Exercise directions:
Only the lines from the top of the listing below to the line that has "import seaborn as sns" should be echoed, with both ends kept and pictures left out.

-------- Source data --------

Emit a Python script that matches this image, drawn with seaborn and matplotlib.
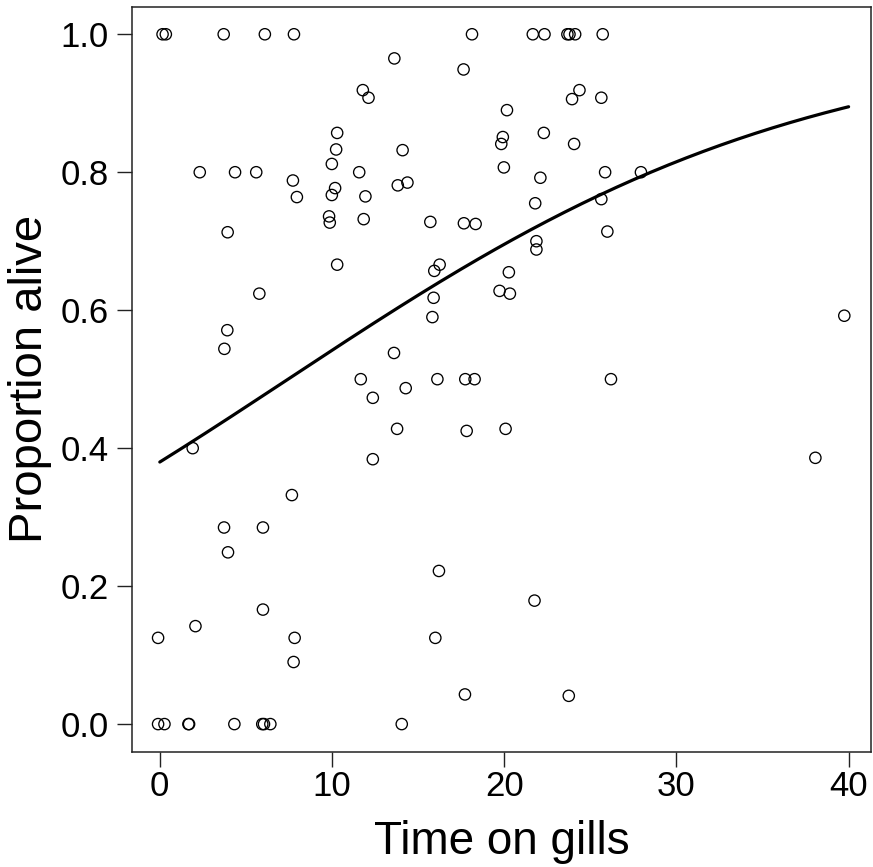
import numpy as np
import pandas as pd
import matplotlib
matplotlib.use("Agg")
import matplotlib.pyplot as plt
import seaborn as sns

# Observed proportion of fish alive against time spent on gills
time_on_gills = [
    0.16, 0.35, 3.71, 6.1, 7.79, 18.13, 21.66, 22.34, 23.67, 23.79, 24.12, 25.72,
    13.62, 17.64,
    11.79, 12.12, 24.37, 23.94, 25.64,
    20.16,
    10.3, 22.3,
    19.92, 19.83, 24.06,
    10.24, 14.1,
    9.99, 19.98,
    2.32, 4.37, 5.6, 11.58, 25.86, 27.94,
    22.1, 7.73, 14.38, 13.82, 10.18,
    9.99, 7.96, 11.94, 21.8, 25.64,
    9.83, 9.87, 11.84, 15.71, 17.66, 18.34,
    3.94, 25.99,
    21.87, 21.87,
    10.3, 16.25, 15.94, 20.27,
    19.73, 20.33, 5.78, 15.9,
    15.83, 39.75,
    3.92, 3.75, 13.6,
    11.67, 16.12, 17.74, 18.28, 26.2,
    14.28, 12.37,
    13.78, 17.82, 20.08,
    1.91, 12.37, 38.07,
    7.67,
    3.73, 5.99, 3.96,
    16.21, 21.76, 5.99,
    2.07, -0.1, 7.83, 16.0,
    7.77, 17.72, 23.75,
    -0.1, 0.27, 1.66, 1.7, 4.33, 5.95, 6.05, 6.42, 14.05,
]
proportion_alive = [
    1.0, 1.0, 1.0, 1.0, 1.0, 1.0, 1.0, 1.0, 1.0, 1.0, 1.0, 1.0,
    0.965, 0.949,
    0.919, 0.908, 0.919, 0.906, 0.908,
    0.89,
    0.857, 0.857,
    0.851, 0.841, 0.841,
    0.833, 0.832,
    0.812, 0.807,
    0.80, 0.80, 0.80, 0.80, 0.80, 0.80,
    0.792, 0.788, 0.785, 0.781, 0.777,
    0.767, 0.764, 0.765, 0.755, 0.761,
    0.736, 0.727, 0.732, 0.728, 0.726, 0.725,
    0.713, 0.714,
    0.70, 0.688,
    0.666, 0.666, 0.657, 0.655,
    0.628, 0.624, 0.624, 0.618,
    0.59, 0.592,
    0.571, 0.544, 0.538,
    0.50, 0.50, 0.50, 0.50, 0.50,
    0.487, 0.473,
    0.428, 0.425, 0.428,
    0.40, 0.384, 0.386,
    0.332,
    0.285, 0.285, 0.249,
    0.222, 0.179, 0.166,
    0.142, 0.125, 0.125, 0.125,
    0.09, 0.043, 0.041,
    0.0, 0.0, 0.0, 0.0, 0.0, 0.0, 0.0, 0.0, 0.0,
]

# Fitted logistic regression coefficients (logit scale)
intercept = -0.49
slope = 0.0658
fit_range = (0.0, 40.0)

x_ticks = [0, 10, 20, 30, 40]
y_ticks = [0.0, 0.2, 0.4, 0.6, 0.8, 1.0]

obs = pd.DataFrame({"time": time_on_gills, "alive": proportion_alive})
grid = np.linspace(fit_range[0], fit_range[1], 200)
fit = pd.DataFrame({"time": grid,
                    "alive": 1.0 / (1.0 + np.exp(-(intercept + slope * grid)))})

sns.set_style("white")
plt.rcParams["font.family"] = ["Liberation Sans", "DejaVu Sans"]
plt.rcParams["axes.labelcolor"] = "black"
plt.rcParams["text.color"] = "black"

fig = plt.figure(figsize=(8.73, 8.67), dpi=100)
ax = fig.add_axes([0.1509, 0.133, 0.8468, 0.8593])

sns.scatterplot(data=obs, x="time", y="alive", ax=ax, marker="o",
                s=66, facecolor="none", edgecolor="black", linewidth=0.95,
                legend=False)
sns.lineplot(data=fit, x="time", y="alive", ax=ax, color="black",
             linewidth=2.3, legend=False)

ax.set_xlim(-1.63, 41.3)
ax.set_ylim(-0.04, 1.04)
ax.set_xticks(x_ticks)
ax.set_xticklabels([str(t) for t in x_ticks])
ax.set_yticks(y_ticks)
ax.set_yticklabels([f"{t:.1f}" for t in y_ticks])
ax.tick_params(axis="both", which="major", bottom=True, left=True,
               direction="out", length=10.5, width=1.0, color="#222222",
               labelsize=25, labelcolor="black")
ax.tick_params(axis="x", pad=3)
ax.tick_params(axis="y", pad=6)

for side in ["top", "right", "bottom", "left"]:
    ax.spines[side].set_visible(True)
    ax.spines[side].set_color("#222222")
    ax.spines[side].set_linewidth(1.1)

ax.set_xlabel("Time on gills", fontsize=33, labelpad=12)
ax.set_ylabel("Proportion alive", fontsize=34, labelpad=6)

fig.savefig("out.png", dpi=100, facecolor="white")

--------

Answer in full:
Emit a Python script that matches this image, drawn with seaborn and matplotlib.
import numpy as np
import pandas as pd
import matplotlib
matplotlib.use("Agg")
import matplotlib.pyplot as plt
import seaborn as sns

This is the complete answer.